Não é novidade que nesta pandemia, que não acaba ou que está longe de acabar, desenvolvi algumas listas e dicas sobre alguns assuntos. Aliás, escrevi aqui algumas delas. Mas o que eu não imaginava era que depois de um ano em isolamento, fosse necessário reaprender a sair de casa.
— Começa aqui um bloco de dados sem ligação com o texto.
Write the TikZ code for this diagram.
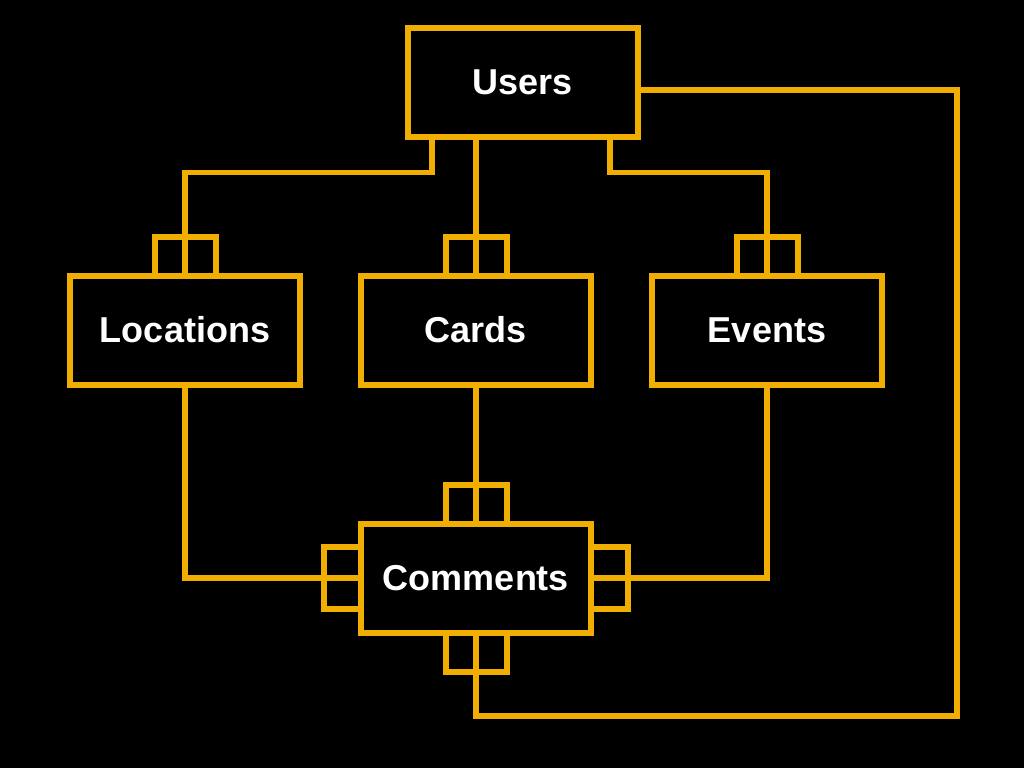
\documentclass[tikz,border=0pt]{standalone}
\usepackage{fontspec}
\setmainfont{Liberation Sans}
\usetikzlibrary{positioning}
\definecolor{amber}{RGB}{240,174,0}

\tikzset{
  entity/.style={draw=amber, line width=4.5pt, fill=black, text=white,
    font=\bfseries\fontsize{27}{32}\selectfont,
    minimum width=172.5pt, minimum height=81.75pt, inner sep=0pt, outer sep=0pt},
  foot/.style={draw=amber, line width=4.5pt, minimum width=45.75pt,
    minimum height=29.25pt, inner sep=0pt, outer sep=0pt},
  footside/.style={foot, minimum width=27.75pt, minimum height=46.5pt},
  link/.style={draw=amber, line width=4pt},
}

\begin{document}
\begin{tikzpicture}[x=0.75pt, y=-0.75pt]
        \fill[black] (0,0) rectangle (1024,768);
        \useasboundingbox (0,0) rectangle (1024,768);
        % tables
        \node[entity] (users) at (523,82) {Users};
        \node[entity] (cards) at (476,330) {Cards};
        \node[entity, left=45.75pt of cards] (locations) {Locations};
        \node[entity, right=45.75pt of cards] (events) {Events};
        \node[entity, below=104.25pt of cards] (comments) {Comments};
        % many-side markers
        \node[foot, anchor=south] (locfoot) at (locations.north) {};
        \node[foot, anchor=south] (cardfoot) at (cards.north) {};
        \node[foot, anchor=south] (eventfoot) at (events.north) {};
        \node[foot, anchor=south] (comtopfoot) at (comments.north) {};
        \node[foot, anchor=north] (combotfoot) at (comments.south) {};
        \node[footside, anchor=east] (comleftfoot) at (comments.west) {};
        \node[footside, anchor=west] (comrightfoot) at (comments.east) {};
        \coordinate (loopcorner) at (957,716);
        % relations
        \draw[link] ([xshift=-68.25pt]users.south) -- ++(0,36) -| (locations.north);
        \draw[link] (cards.north |- users.south) -- (cards.north);
        \draw[link] ([xshift=65.25pt]users.south) -- ++(0,36) -| (events.north);
        \draw[link] ([yshift=-6pt]users.east) -| (loopcorner) -| (comments.south);
        \draw[link] (cards.south) -- (comments.north);
        \draw[link] (locations.south) |- (comments.west);
        \draw[link] (events.south) |- (comments.east);
\end{tikzpicture}
\end{document}
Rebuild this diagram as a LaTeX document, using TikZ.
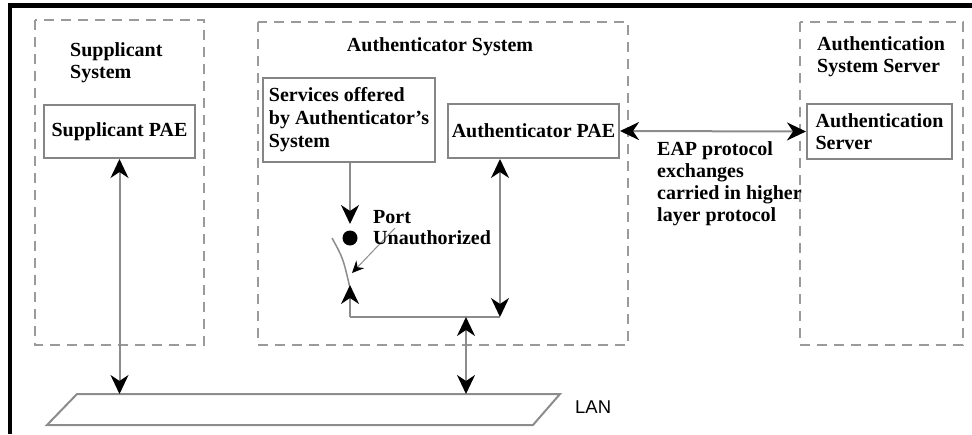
\documentclass[tikz,border=0pt]{standalone}
\usepackage{fontspec}
\setmainfont{Liberation Serif}
\newfontfamily\lansans{Liberation Sans}
\usetikzlibrary{arrows.meta}
\definecolor{dashgray}{HTML}{9A9A9A}
\definecolor{linegray}{HTML}{8C8C8C}
\definecolor{boxgray}{HTML}{858585}
\tikzset{
  atip/.tip={Stealth[length=19pt,width=18pt,inset=6pt,fill=black,color=black]},
  stip/.tip={Stealth[length=12pt,width=11pt,inset=4pt,fill=black,color=black]},
}
\begin{document}
\begin{tikzpicture}[x=1pt,y=-1pt,
  txt/.style={font=\fontsize{20}{22}\selectfont\bfseries, inner sep=0pt, align=left},
  sysbox/.style={draw=dashgray, line width=2.5pt, dash pattern=on 10pt off 7pt},
  pbox/.style={draw=boxgray, line width=2pt, fill=white, inner sep=2pt, align=left,
    font=\fontsize{20}{23}\selectfont\bfseries},
  gl/.style={draw=linegray, line width=2pt},
  frame/.style={draw=black, line width=4.5pt},
]
\useasboundingbox (0,0) rectangle (972,434);
% outer frame
\coordinate (fbl) at (10,434);
\coordinate (ftl) at (10,5.5);
\coordinate (ftr) at (972,5.5);
\draw[frame] (fbl) -- (ftl) -- (ftr);

% system containers
\draw[sysbox] (35,20) rectangle (204,345);
\draw[sysbox] (258,22) rectangle (628,345);
\draw[sysbox] (800,22) rectangle (963,345);

% titles (base anchor = baseline of last line)
\node[txt, anchor=base west] (supsysT) at (70,78) {Supplicant\\System};
\node[txt, anchor=base] (autsysT) at (440,51) {Authenticator System};
\node[txt, anchor=base west] (asrvsysT) at (817,72) {Authentication\\System Server};

% boxes
\node[pbox, minimum width=151pt, minimum height=53pt] (spae) at (119.5,131.5) {Supplicant PAE};
\node[pbox, minimum width=172pt, minimum height=84pt] (svc) at (349,120) {Services offered\\by Authenticator's\\System};
\node[pbox, minimum width=171pt, minimum height=54pt] (apae) at (533.5,131) {Authenticator PAE};
\node[pbox, minimum width=145pt, minimum height=55pt, font=\fontsize{20}{22}\selectfont\bfseries] (asrv) at (879.5,131.5) {Authentication\\Server};

% LAN
\coordinate (lantl) at (77,394);
\coordinate (lantr) at (560,394);
\coordinate (lanbr) at (533,425);
\coordinate (lanbl) at (47,425);
\draw[gl, line join=miter] (lantl) -- (lantr) -- (lanbr) -- (lanbl) -- cycle;
\node[anchor=base west, inner sep=0pt, font=\lansans\fontsize{18.5}{20}\selectfont] (lanT) at (575,413) {LAN};

% EAP
\draw[gl, {atip}-{atip}] (apae.east) -- (asrv.west);
\node[txt, anchor=base west] (eapT) at (657,221) {EAP protocol\\exchanges\\carried in higher\\layer protocol};

% supplicant link
\draw[gl, {atip}-{atip}] (spae.south) -- (spae.south |- lantl);

% port
\coordinate (p1) at (350,224);
\coordinate (p2) at (350,285);
\coordinate (c1) at (350,317);
\coordinate (c2) at (500,317);
\coordinate (c3) at (466,317);
\coordinate (sw1) at (332,238);
\coordinate (sw2) at (350,288);
\coordinate (ptr) at (395,228);
\coordinate (ptrEnd) at (352,273);
\draw[gl, -{atip}] (svc.south -| p1) -- (p1);
\node[circle, fill=black, minimum size=15pt, inner sep=0pt] (dot) at (350,238) {};
\draw[gl, line width=1.5pt] (sw1) .. controls (343,258) .. (sw2);
\draw[gl, -{atip}] (c1) -- (p2);
\draw[gl] (c1) -- (c2);
\draw[gl, {atip}-{atip}] (apae.south -| c2) -- (c2);
\draw[gl, {atip}-{atip}] (c3) -- (c3 |- lantl);
\draw[gl, line width=1pt, -{stip}] (ptr) -- (ptrEnd);
\node[txt, anchor=base west, font=\fontsize{20}{21}\selectfont\bfseries] (portT) at (373,244) {Port\\Unauthorized};
\end{tikzpicture}
\end{document}
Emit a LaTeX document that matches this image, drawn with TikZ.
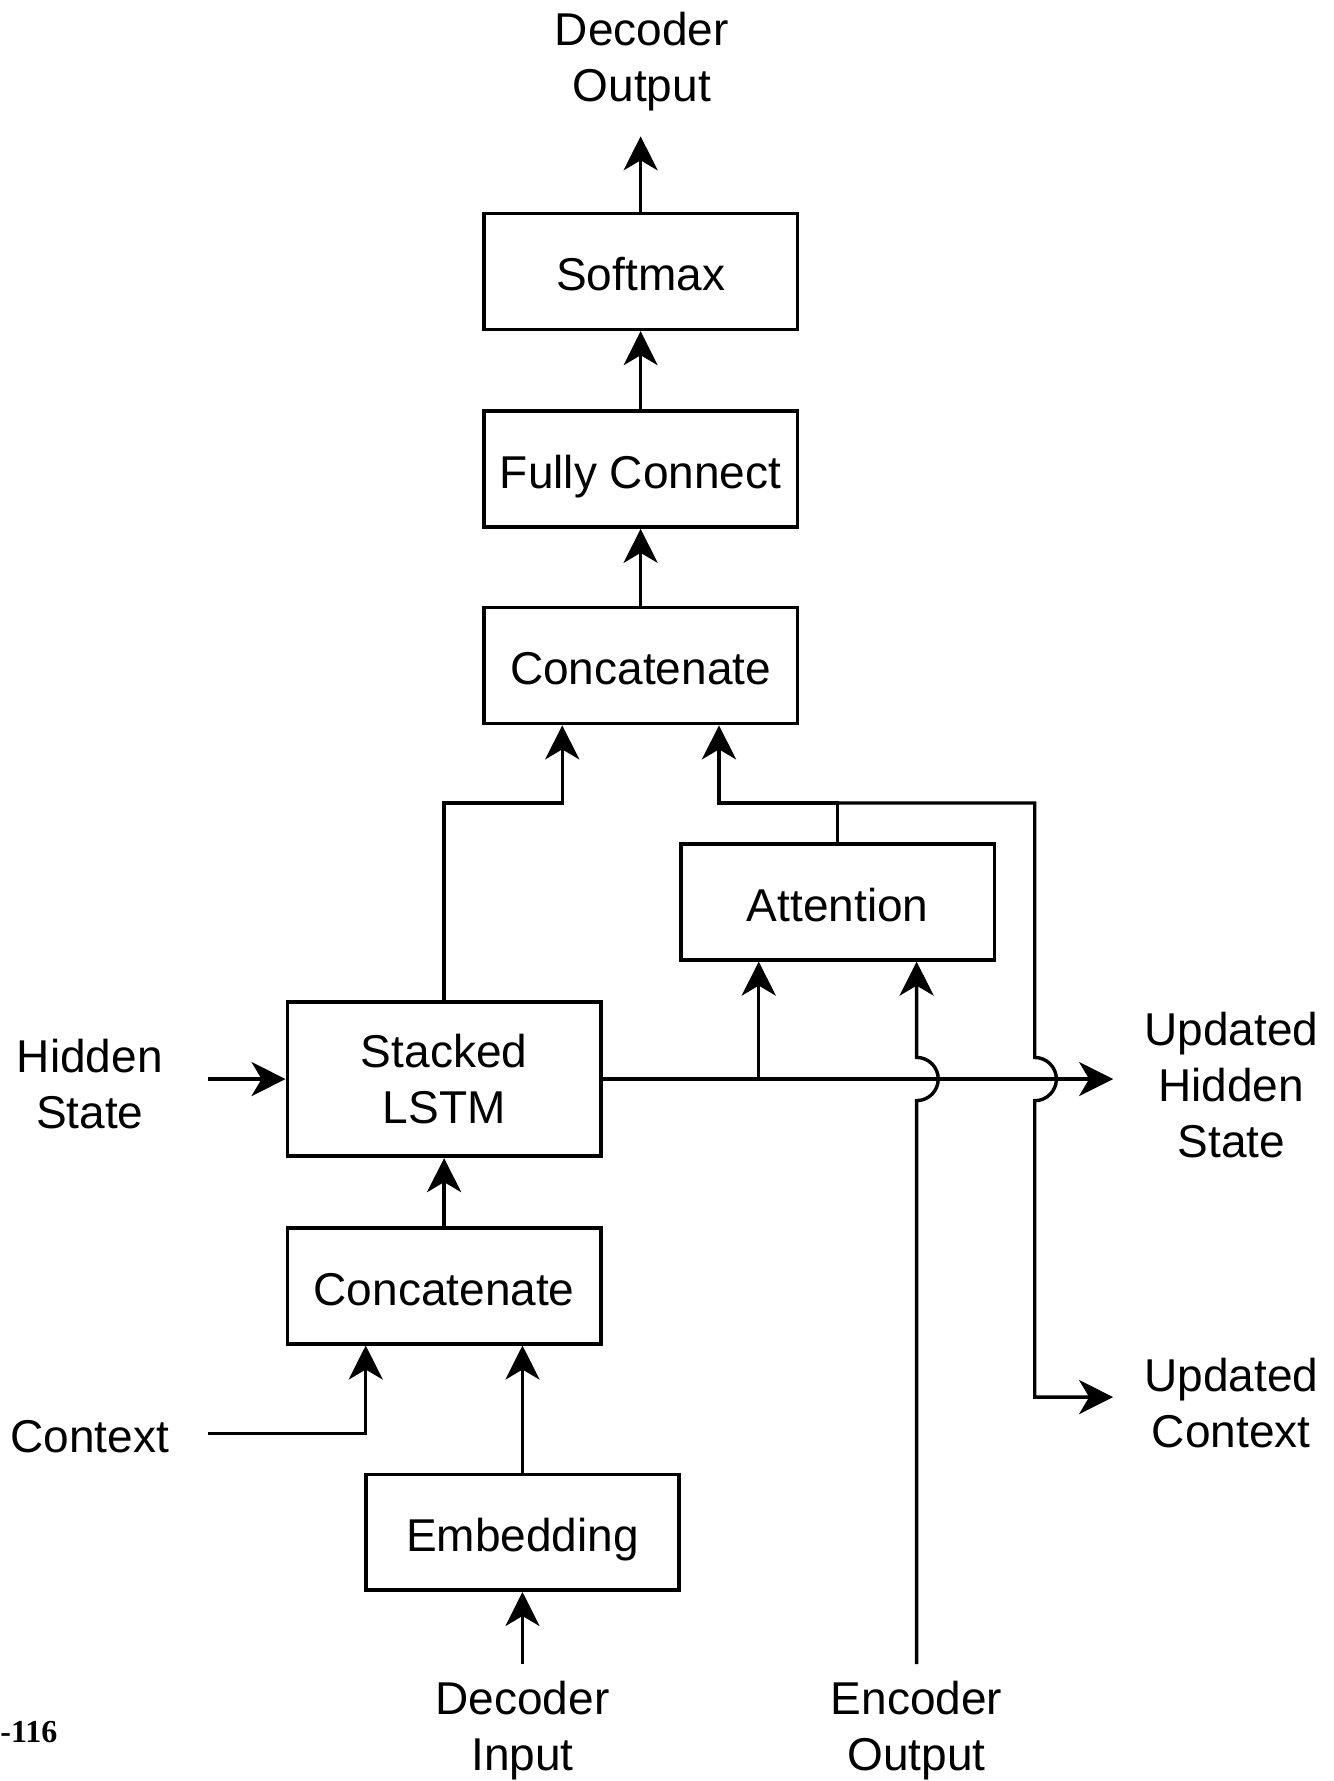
\documentclass[tikz,border=0pt]{standalone}
\usepackage{fontspec}
\setmainfont{Liberation Sans}
\newfontfamily\numfont{Liberation Serif}
\usetikzlibrary{arrows.meta}

\tikzset{
  block/.style={draw, line width=1.8pt, minimum width=156.7pt, minimum height=57.9pt,
    inner sep=0pt, align=center, font=\fontsize{23}{28}\selectfont},
  oneline/.style={text height=19.3pt, text depth=0pt},
  lbl/.style={align=center, inner sep=0pt, font=\fontsize{23}{28}\selectfont},
  conn/.style={line width=1.7pt},
  arr/.style={conn, -{Stealth[length=17pt, width=17pt, inset=5pt]}},
}

\begin{document}
\begin{tikzpicture} [x=0.5677pt,y=-0.5677pt]

\useasboundingbox (0,0) rectangle (1174,1568);

% blocks
\node [block, oneline] (softmax) at (564,239) {Softmax};
\node [block, oneline] (fullconn) at (564,413) {Fully Connect};
\node [block, oneline] (concattop) at (564,586) {Concatenate};
\node [block, oneline] (attention) at (737.5,794) {Attention};
\node [block, minimum height=77.2pt] (lstm) at (391,950) {Stacked\\LSTM};
\node [block, oneline] (concatbot) at (391,1132) {Concatenate};
\node [block, oneline] (embedding) at (460,1349) {Embedding};

% labels outside
\node [lbl] (decout) at (565,54) {Decoder\\Output};
\node [lbl] (hidden) at (79,954) {Hidden\\State};
\node [lbl] (context) at (79,1265) {Context};
\node [lbl] (updhidden) at (1084,955) {Updated\\Hidden\\State};
\node [lbl] (updcontext) at (1084,1235) {Updated\\Context};
\node [lbl] (decin) at (460,1524) {Decoder\\Input};
\node [lbl] (encout) at (807,1524) {Encoder\\Output};
\node [anchor=west, inner sep=0pt, font=\numfont\bfseries\fontsize{16}{16}\selectfont] (fignum) at (0,1525) {-116};

% free ends
\coordinate (decoutin) at (564,120);
\coordinate (hiddenout) at (183,950);
\coordinate (contextout) at (183,1262);
\coordinate (updhiddenin) at (980,950);
\coordinate (updcontextin) at (980,1230);
\coordinate (decinout) at (460,1465);
\coordinate (encoutout) at (807,1465);
\coordinate (branch) at (668,950);

% top chain
\draw [arr] (softmax.north) -- (decoutin);
\draw [arr] (fullconn.north) -- (softmax.south);
\draw [arr] (concattop.north) -- (fullconn.south);
\draw [arr] (lstm.north) |- (495,707) -- (concattop.south -| 495,0);
\draw [arr] (attention.north) |- (633,707) -- (concattop.south -| 633,0);
\draw [arr] (attention.north |- 0,707) -| (911,931)
  arc [start angle=90, end angle=-90, radius=10.8pt] -- (911,1230) -- (updcontextin);

% lstm out
\draw [arr] (lstm.east) -- (updhiddenin);
\draw [arr] (branch) -- (attention.south -| branch);
\draw [arr] (encoutout) -- (807,969)
  arc [start angle=-90, end angle=90, radius=10.8pt] -- (attention.south -| 807,0);

% bottom chain
\draw [arr] (hiddenout) -- (lstm.west);
\draw [arr] (concatbot.north) -- (lstm.south);
\draw [arr] (contextout) -| (concatbot.south -| 322,0);
\draw [arr] (embedding.north) -- (concatbot.south -| embedding.north);
\draw [arr] (decinout) -- (embedding.south);

\end{tikzpicture}
\end{document}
Desde que tudo isso começou, a rotina se transformou em como cuidar do essencial e manter a ordem da casa e da mente. Treinos, estudos, escritas, trabalho, finanças e serviços domésticos dão conta de deixar a vida aparentemente nos eixos. E confesso que quando falho ou me escapam as forças, a experiência dessa pandemia se torna lancinante e exaustiva.
Quem me leva para a rua
Assuntos bancários são um dos principais responsáveis pela minha aventura extra casa; ainda hoje preciso assinar papéis que comprovem que eu sou eu de fato. Outra ousadia a que me dispus foi a visita a um clínico geral, com direito a inúmeros exames. Voltei para a toca aliviada por saber que tudo estava em ordem – sorte ainda não terem inventado raio-x para pensamentos. Para esses pseudo passeios, conto com uma carruagem chamada táxi acessível onde vamos eu e minha cadeira, sem que haja necessidade de desmontá-la. Menos mãos, menos toques, mais segurança. Dá para dizer que é quase divertido.
Quase porque a ideia de sair precisa vir acompanhada de um amplo planejamento – algo tão banal quanto ir ao mercado hoje se tornou um risco à vida. Não só porque existe um vírus mortal à solta, onde máscara ultra filtrante ou duas máscaras, álcool, proteção ocular, não colocar a mão no rosto ou cabelo, manter distância, são itens essenciais para manter a vida e que jamais podem ser esquecidos; mas também porque o Brasil inteiro parece desabar em nossas cabeças, com ataques aos direitos, negacionismo da crise humanista e falta de afetos. Reaprender a ir para rua virou um exercício para mim.
Com mais de 353 mil brasileiros mortos pela covid-19, é sensato que fiquemos em casa, que aceitemos essa rotina das paredes dos (in)cômodos, que muitas vezes nos sufocam, mas não nos mata. Pensar assim descomprime um pouco a angústia e me encoraja a encarar a saída de vez em quando para aliviar (mesmo para resolver problemas).
Já ouviu falar em Síndrome da Cabana?
A minha falta de coragem para sair de casa não passa pela Síndrome da Cabana, que está diretamente ligada a um grande período de isolamento social. Essa síndrome, que tem características específicas e precisa ser acompanhada por profissionais, foi descrita nos anos de 1900, e diz respeito às pessoas que saiam para caçar e ficavam por longos períodos em cabanas, quando voltavam para o convívio social, muitas vezes, não conseguiam sair ou ter contatos com outros indivíduos.
Lá fora, pelas ruas e lugares, a pandemia dilacera e ganha todos os espaços. O vento que entra dos vidros abertos do táxi, o céu azul, o trajeto que sempre fiz, os barulhos dos carros e o mar, não amenizam a falta de pertencimento que o vírus me privou. O cinza que vejo pelos cantos em que circulo e respiro são parte dessa clausura. E as muitas saudades que sinto dos amigos, do movimento, do antes da pandemia, e família, não dão conta de suportar o presente. A pandemia revelou muito o que penso: é como se um mundo novo existisse fora do meu. Experimentar esse mundo faz parte do reaprender a sair. Tarefa que não tenho pressa em fazer.
Ainda que ela persista, um dia vai passar, mas vai passar por conta própria. Somos frágeis e precisamos cuidar da nossa solidão, esvaziar as gavetas e fortalecer nossos vínculos, nos humanizar. Por isso, para me recolocar nos trilhos e me manter imune, ainda prefiro o silêncio do isolamento, o sol na varanda, o barulho distante dos carros, as subidas e descidas até a portaria, a proteção. Não há atalhos no percurso da vida. Reaprender a sair é liberdade em ebulição. Não me apresso.